Unfortunately, my conga line of disappointments is just getting started. Survival mode doesn’t differ from creative mode a whole lot and somehow manages to be worse. It adds in robot enemies and makes maintaining oxygen, hydrogen, and energy levels more crucial. Plus, you’re given basic weapons like machine guns and rocket launchers. You’d think firing them would be fun then, yes? Wrong! Boy howdy, wrong! Not only do the evil bots have health-bars that soak up whole magazines, the game never tells you where to get ammo or how to reload. Okay then. Shooting from ground tanks and spaceships is better then, right? Nope! The game never fully informs you how to easily switch between weapons, and the calibration on these guns are beyond abysmal! I could set my sights dead-set on my target and my shots still hit a good six feet off. Not even Robin Hood could hit bullseyes with equipment that faulty!

Higher is better
(10/10 is perfect)
Game Score - 48%
Gameplay - 8/20
Graphics - 5/10
Sound - 5/10
Stability - 3/5
Controls - 3/5
Morality Score - 88%
Violence - 7/10
Language - 7/10
Sexual Content - 10/10
Occult/Supernatural - 10/10
Cultural/Moral/Ethical - 10/10
And then there’s the story mode. Good grief. The story mode. Being a bore is this poor excuse for a plot’s least crime. It took the problems I mentioned before, bundles them up and adds more! Directions were occasionally unclear. A few bugs stunted my progress, and then their boss fight was the worst haphazard mess! It was so unfair and nonsensical, I believed the computer just threw it in on its own. For starters, my spaceship was bombarded by killer bots in a cramped room. Add in the fact that I’m armed with un-reloadable weapons that don’t shoot straight. Yep, I died, and whenever I died, the level wouldn’t reset! I’d just respawn! Right there! Where the exact same bots are firing! I would have no ship, no weapons. The game essentially held me hostage, locked in a no-win box. My sole escape was to delete my save file and restart the whole story again. You’d think doing that once is awful, but I ended up doing that not once; not twice; but three times! Three times, people! Three! But wait. As if this couldn’t possibly get anymore insultingly hilarious, it got worse! Once I did finally beat it, it’s lame-sauce conclusion was so pitiful and confusing, even my little sister rolled her eyes at it, and she’s more forgiving than I am! I’m sorry. I tried to stay positive. I tried, but no matter where I turned, I couldn’t squeeze an ounce of entertainment from this game. The one way I found any shred of fun in Space Engineers was by committing suicide. Yeah, suicide. I thought slamming my ship at a million lightyears per hour just to watch myself spin in a fireball of doom was a hoot. Take a moment to think about what I just said. I liked dying more than playing in Space Engineers!
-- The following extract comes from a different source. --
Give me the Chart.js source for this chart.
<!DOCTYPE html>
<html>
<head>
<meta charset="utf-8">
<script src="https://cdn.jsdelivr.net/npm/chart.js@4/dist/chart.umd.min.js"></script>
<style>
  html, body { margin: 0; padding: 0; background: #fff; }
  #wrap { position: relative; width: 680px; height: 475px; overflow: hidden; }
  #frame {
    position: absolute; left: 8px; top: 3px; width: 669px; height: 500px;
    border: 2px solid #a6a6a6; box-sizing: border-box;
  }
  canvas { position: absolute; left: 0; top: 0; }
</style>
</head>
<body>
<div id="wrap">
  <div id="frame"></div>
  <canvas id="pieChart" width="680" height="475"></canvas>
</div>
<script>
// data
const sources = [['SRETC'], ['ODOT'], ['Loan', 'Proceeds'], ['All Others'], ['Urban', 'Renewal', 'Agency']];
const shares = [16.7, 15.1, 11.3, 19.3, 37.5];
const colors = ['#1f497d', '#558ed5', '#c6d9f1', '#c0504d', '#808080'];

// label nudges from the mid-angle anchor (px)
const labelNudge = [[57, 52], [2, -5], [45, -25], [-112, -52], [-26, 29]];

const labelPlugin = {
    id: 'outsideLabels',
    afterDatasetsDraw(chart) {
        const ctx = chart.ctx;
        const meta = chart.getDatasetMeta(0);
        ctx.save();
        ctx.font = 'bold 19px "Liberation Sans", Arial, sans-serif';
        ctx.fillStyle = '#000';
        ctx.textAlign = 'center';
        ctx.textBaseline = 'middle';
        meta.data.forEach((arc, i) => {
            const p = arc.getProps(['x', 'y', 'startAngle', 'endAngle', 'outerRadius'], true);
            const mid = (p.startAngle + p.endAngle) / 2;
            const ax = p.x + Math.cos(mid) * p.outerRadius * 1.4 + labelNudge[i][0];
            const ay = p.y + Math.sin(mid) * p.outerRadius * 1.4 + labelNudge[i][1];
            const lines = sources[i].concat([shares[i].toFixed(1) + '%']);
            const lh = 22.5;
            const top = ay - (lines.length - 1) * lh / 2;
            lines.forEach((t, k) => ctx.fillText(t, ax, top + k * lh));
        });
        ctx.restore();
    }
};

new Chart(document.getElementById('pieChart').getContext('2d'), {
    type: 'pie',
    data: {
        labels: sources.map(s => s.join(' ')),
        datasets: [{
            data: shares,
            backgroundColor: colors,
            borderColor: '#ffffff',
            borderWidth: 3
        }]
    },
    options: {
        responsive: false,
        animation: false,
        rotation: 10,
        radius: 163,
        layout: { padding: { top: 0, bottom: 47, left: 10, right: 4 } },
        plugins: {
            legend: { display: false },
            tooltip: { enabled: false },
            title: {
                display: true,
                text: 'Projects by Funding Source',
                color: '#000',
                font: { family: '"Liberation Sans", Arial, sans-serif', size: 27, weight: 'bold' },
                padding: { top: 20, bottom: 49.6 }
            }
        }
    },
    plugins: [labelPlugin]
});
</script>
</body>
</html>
This is probably gonna be my shortest review ever. I have very little else to say about this mess. Even the presentation, while well rendered, is pretty generic. Music is near non-existent. Explaining controls would require me to write a book, and moral wise, its sin counter only amounts to one use of ba****d and minimal violence. Honestly, I’m boggled just by how much this game got me to resent it. I’ve played a lot of games over the years. Some I loved. Some I liked. Some I disliked, but rarely do I hate a game this much that wasn’t technically amoral. It’s a shame. Space Engineers could have been something too, but as of right now, I can’t experience it. Why? I can hardly play the darn thing! That’s why! I thought Oriental Empires’s steep cliff of a learning curve was bad. This is a straight drop through the atmosphere while bare naked into a raging volcano bad! Sadly, I feared I was gonna have a hard time from the second I started. You see my dear readers, when the first thing a game does is prompt newbies to leave the game entirely just to watch hours worth of YouTube tutorials, there’s a huge problem. Yeah, you heard me correctly. This game did that. It encouraged me to exit the moment I entered to watch super-long tutorials. Talk about inhospitable. Their videos weren’t even that helpful anyway. I watched some and still wasted two hours just trying to run an oxygen machine.
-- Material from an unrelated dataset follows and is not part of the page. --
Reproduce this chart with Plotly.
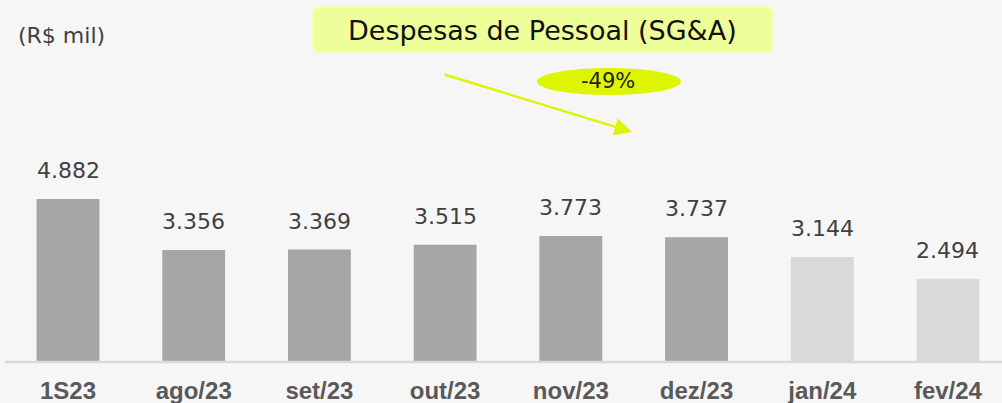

Now, I don’t want to be that critic. You know. The grump who’s grumpy because it’s ‘cool’. I’ve got enough sense to recognize the years worth of programming it would have taken to generate anything this large. Plus, I know there are some people who found enjoyment in this game despite its shortcomings. So I tried to be reasonable. Space Engineers is somebody’s baby after all. However, I refuse to lie, and the fact is, I never got around to actually playing it. Instead, I wasted time learning how to even hit my head on a wall just so I could break it and reach the next wall and hit my head against that. I want to say a few final words to my readers before I close. To developers, please, listen to this advice I offer. Take this as from somebody who truly cares about you and wants you to succeed. If your game is so convoluted that you feel the need to outsource tutorials to make it playable, some reevaluation is in order. Mandatory YouTube videos for video games shouldn’t be a thing. To readers, if you’re in that niche club that can enjoy the density Space Engineers offers, that’s fine. I think that’s great. If you read this yet are still willing to major in Space Engineer-ology so you can build that dream spaceship, that’s swell. You do that, but I’d be off my rocket to suggest buckling up the average consumer into this rickety shuttle. I’m sorry. It’s best to ask Scotty to beam you up any other way.